The British government says a former Russian spy who died in London was poisoned with a radioactive substance.
Alexander Litvinenko, a former KGB agent and Kremlin opponent, died late on Thursday after spending days in intensive care in a London hospital.
Britain's Health Protection Agency said the rare radioactive element polonium-210 had been found in his urine.
Pat Troop is the chief executive of the agency.
"What we've had is an unprecedented event in the UK, that someone has apparently, deliberately been poisoned with a type of radiation."
Pat Troop said that the high level of polonium-210 indicated Litvinenko "would either have to have eaten it, inhaled it or taken it in through a wound."

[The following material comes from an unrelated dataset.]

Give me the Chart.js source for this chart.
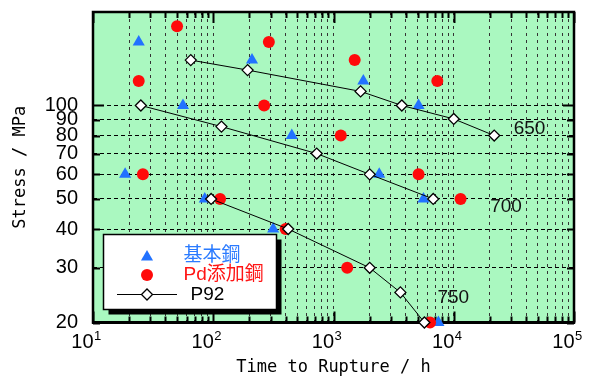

In a statement outside University College Hospital on Friday, Litvinenko's father Walter said his son "was killed by a little, tiny nuclear bomb."
Home Secretary John Reid chaired a meeting of COBRA, the government's emergency committee, to discuss Litvinenko's death.
Polonium-210 occurs naturally and is present in the environment at very low concentrations, but can represent a radiation hazard if ingested.
Scientists claimed small amounts of polonium-210 were used legitimately in Britain for industrial purposes and easily available.
Litvinenko, 43, had told police he believed he had been poisoned on November 1st while investigating the October slaying of Russian journalist Anna Politkovskaya.
Police said they were treating the case as an "unexplained death" - but not, yet, a murder.